▶ **WORK TO COMPLETE**: Using the listing below, output only the lines from the one that contains "Emit a LaTeX" through the one that contains "(0,0) rectangle (445,380);", inclusive, exactly as given and without images.

------------

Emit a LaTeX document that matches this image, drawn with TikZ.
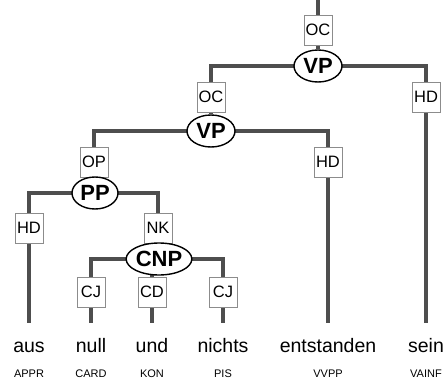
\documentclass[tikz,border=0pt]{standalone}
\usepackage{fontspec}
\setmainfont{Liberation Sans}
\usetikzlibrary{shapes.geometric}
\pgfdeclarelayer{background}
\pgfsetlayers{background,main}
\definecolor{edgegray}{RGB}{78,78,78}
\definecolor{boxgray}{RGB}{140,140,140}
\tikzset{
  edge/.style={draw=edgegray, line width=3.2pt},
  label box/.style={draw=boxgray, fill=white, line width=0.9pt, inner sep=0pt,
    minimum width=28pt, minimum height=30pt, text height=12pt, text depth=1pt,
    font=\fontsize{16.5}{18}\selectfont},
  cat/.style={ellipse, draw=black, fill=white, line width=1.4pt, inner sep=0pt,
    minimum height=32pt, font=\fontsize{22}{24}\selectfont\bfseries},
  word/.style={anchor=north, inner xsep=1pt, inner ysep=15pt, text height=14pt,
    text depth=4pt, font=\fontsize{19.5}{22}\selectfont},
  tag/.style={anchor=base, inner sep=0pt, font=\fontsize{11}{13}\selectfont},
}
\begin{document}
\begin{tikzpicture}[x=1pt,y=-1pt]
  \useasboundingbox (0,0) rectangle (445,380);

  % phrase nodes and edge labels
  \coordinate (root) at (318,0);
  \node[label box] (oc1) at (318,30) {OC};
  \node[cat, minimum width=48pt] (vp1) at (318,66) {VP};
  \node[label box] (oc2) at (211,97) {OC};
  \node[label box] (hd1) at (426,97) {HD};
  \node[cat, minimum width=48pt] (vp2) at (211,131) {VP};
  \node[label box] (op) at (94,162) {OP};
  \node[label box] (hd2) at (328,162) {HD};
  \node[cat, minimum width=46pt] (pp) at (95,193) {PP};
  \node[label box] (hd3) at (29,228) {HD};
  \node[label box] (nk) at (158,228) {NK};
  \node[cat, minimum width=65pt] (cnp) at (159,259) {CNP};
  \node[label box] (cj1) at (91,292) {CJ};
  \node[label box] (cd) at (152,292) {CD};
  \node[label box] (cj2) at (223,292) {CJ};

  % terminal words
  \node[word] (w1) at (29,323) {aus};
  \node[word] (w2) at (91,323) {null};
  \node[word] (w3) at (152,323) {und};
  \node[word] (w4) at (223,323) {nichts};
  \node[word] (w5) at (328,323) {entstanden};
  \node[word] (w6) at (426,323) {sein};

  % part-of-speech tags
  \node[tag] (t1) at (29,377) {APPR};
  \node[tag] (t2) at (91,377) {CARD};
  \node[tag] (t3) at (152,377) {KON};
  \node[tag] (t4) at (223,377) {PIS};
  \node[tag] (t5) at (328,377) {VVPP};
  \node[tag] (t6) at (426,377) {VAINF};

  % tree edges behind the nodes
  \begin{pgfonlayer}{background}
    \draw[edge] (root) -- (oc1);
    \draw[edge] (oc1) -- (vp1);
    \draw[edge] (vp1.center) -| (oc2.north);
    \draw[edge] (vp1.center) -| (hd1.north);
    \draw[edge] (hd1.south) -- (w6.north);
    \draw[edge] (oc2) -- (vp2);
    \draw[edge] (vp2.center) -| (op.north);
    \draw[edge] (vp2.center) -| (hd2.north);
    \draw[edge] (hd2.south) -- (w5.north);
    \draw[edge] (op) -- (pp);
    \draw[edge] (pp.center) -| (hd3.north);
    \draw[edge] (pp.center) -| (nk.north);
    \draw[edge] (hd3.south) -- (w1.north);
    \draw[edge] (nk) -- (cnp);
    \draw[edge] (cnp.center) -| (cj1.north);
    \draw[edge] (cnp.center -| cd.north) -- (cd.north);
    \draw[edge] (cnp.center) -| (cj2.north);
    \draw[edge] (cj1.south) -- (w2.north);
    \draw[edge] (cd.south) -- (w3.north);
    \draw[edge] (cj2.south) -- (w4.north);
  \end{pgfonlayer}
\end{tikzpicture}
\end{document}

------------

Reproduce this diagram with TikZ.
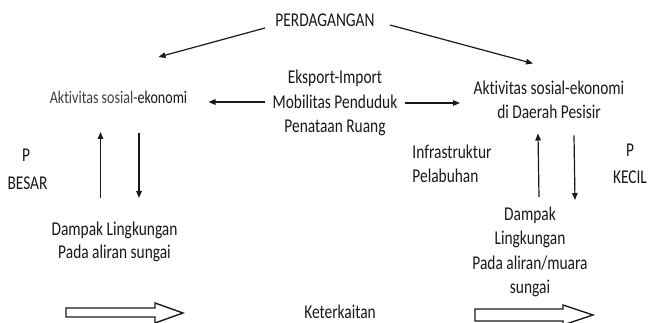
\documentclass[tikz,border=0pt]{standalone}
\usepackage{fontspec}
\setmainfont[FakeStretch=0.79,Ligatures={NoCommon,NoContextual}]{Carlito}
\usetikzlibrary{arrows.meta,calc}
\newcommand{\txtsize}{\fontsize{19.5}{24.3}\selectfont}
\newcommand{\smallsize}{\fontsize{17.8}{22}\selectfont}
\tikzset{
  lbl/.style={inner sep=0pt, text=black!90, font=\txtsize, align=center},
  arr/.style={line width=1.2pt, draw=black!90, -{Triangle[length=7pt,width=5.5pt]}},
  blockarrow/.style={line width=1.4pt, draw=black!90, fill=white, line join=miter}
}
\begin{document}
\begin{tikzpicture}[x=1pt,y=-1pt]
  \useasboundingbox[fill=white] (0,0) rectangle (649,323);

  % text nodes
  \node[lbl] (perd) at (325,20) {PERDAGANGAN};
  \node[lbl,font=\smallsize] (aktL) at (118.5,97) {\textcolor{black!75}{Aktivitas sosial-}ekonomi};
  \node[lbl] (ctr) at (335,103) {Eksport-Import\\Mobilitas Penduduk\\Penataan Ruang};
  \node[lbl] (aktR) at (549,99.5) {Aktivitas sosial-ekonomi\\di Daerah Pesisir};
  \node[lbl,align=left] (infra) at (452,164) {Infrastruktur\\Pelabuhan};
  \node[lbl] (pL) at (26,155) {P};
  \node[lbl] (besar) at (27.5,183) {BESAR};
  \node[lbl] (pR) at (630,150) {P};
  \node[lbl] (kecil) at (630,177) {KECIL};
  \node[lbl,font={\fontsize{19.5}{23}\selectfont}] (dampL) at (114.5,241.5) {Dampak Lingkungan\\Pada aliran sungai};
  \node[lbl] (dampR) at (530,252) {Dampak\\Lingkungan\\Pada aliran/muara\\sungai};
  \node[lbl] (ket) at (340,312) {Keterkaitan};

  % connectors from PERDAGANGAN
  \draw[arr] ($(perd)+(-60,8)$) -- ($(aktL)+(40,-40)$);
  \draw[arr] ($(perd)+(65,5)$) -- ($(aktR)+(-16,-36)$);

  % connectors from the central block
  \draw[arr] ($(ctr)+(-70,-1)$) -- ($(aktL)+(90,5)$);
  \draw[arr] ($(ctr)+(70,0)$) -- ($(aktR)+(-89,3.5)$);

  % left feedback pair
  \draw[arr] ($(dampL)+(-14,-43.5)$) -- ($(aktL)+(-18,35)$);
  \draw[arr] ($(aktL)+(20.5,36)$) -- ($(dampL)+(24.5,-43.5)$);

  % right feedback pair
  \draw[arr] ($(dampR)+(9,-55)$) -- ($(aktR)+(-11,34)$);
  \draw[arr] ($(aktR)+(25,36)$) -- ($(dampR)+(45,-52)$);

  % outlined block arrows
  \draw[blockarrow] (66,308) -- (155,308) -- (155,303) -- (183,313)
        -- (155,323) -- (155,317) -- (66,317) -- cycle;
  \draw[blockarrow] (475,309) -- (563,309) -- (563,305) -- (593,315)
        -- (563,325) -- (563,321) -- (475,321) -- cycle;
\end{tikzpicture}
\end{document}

------------

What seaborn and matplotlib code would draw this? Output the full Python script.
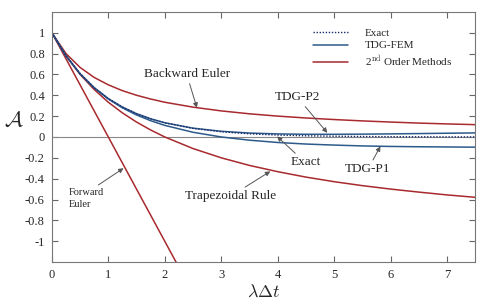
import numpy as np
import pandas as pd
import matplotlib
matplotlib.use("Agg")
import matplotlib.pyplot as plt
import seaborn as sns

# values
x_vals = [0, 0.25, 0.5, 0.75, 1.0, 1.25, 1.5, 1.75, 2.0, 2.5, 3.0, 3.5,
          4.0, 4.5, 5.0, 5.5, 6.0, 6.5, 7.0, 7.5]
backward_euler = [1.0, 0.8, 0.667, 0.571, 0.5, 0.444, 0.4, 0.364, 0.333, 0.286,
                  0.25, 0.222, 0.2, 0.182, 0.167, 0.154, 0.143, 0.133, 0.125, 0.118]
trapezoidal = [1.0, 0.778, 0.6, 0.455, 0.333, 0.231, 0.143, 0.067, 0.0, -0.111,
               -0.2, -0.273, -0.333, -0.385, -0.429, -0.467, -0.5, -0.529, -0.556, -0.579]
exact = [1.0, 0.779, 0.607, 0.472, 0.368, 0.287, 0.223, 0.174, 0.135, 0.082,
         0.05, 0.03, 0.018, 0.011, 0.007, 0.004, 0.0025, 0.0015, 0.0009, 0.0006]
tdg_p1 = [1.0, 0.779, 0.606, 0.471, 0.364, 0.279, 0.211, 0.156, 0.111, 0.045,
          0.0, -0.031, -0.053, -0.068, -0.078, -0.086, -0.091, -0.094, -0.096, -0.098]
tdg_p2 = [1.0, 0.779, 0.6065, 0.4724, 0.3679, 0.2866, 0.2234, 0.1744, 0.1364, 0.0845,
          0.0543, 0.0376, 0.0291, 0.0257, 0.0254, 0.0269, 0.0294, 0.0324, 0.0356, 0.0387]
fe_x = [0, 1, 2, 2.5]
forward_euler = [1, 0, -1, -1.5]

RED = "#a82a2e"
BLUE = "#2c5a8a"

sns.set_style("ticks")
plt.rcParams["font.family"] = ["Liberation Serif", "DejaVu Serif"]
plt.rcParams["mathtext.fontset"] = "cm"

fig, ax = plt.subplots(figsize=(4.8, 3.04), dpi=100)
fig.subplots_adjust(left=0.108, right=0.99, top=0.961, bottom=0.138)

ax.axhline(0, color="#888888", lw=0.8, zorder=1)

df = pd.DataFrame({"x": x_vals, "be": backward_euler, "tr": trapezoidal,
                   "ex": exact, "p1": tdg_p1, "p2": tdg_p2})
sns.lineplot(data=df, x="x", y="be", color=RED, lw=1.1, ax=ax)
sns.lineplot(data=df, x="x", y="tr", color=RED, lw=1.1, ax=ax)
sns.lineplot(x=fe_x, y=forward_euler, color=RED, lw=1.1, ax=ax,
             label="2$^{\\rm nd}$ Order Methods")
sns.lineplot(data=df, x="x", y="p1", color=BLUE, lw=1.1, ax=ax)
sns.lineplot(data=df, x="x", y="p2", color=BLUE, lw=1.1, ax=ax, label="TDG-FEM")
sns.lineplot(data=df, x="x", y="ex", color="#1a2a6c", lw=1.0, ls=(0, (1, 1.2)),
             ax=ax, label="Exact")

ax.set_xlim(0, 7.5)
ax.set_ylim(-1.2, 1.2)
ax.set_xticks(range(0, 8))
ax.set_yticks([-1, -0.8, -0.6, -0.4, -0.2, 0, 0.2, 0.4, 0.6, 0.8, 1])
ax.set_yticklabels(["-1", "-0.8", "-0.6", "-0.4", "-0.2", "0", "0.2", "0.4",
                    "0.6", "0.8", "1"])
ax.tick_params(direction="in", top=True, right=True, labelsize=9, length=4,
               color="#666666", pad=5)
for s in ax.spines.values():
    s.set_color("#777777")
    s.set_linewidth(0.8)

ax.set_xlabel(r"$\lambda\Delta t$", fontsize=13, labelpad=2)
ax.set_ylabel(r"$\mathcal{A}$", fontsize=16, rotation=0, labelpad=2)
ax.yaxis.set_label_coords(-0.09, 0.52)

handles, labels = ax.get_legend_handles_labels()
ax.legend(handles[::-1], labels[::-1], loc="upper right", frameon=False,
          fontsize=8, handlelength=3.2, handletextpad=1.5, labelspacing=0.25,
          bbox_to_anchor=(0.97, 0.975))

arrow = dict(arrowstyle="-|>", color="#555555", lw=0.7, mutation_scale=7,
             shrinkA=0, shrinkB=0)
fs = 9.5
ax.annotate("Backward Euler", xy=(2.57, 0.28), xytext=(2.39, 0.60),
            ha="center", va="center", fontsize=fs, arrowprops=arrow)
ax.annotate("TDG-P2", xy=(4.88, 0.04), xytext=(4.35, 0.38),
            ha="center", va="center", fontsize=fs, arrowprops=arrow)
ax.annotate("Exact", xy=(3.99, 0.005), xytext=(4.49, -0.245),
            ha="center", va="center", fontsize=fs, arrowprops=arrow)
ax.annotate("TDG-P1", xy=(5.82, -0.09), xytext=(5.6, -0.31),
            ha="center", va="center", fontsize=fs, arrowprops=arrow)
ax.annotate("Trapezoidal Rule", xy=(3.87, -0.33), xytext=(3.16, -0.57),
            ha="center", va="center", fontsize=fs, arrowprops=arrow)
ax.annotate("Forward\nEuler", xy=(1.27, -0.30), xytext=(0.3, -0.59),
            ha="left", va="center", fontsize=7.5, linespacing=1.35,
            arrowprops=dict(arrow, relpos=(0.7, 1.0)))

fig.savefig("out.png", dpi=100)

------------

▶ **EXERCISE ANSWER**:
Emit a LaTeX document that matches this image, drawn with TikZ.
\documentclass[tikz,border=0pt]{standalone}
\usepackage{fontspec}
\setmainfont{Liberation Sans}
\usetikzlibrary{shapes.geometric}
\pgfdeclarelayer{background}
\pgfsetlayers{background,main}
\definecolor{edgegray}{RGB}{78,78,78}
\definecolor{boxgray}{RGB}{140,140,140}
\tikzset{
  edge/.style={draw=edgegray, line width=3.2pt},
  label box/.style={draw=boxgray, fill=white, line width=0.9pt, inner sep=0pt,
    minimum width=28pt, minimum height=30pt, text height=12pt, text depth=1pt,
    font=\fontsize{16.5}{18}\selectfont},
  cat/.style={ellipse, draw=black, fill=white, line width=1.4pt, inner sep=0pt,
    minimum height=32pt, font=\fontsize{22}{24}\selectfont\bfseries},
  word/.style={anchor=north, inner xsep=1pt, inner ysep=15pt, text height=14pt,
    text depth=4pt, font=\fontsize{19.5}{22}\selectfont},
  tag/.style={anchor=base, inner sep=0pt, font=\fontsize{11}{13}\selectfont},
}
\begin{document}
\begin{tikzpicture}[x=1pt,y=-1pt]
  \useasboundingbox (0,0) rectangle (445,380);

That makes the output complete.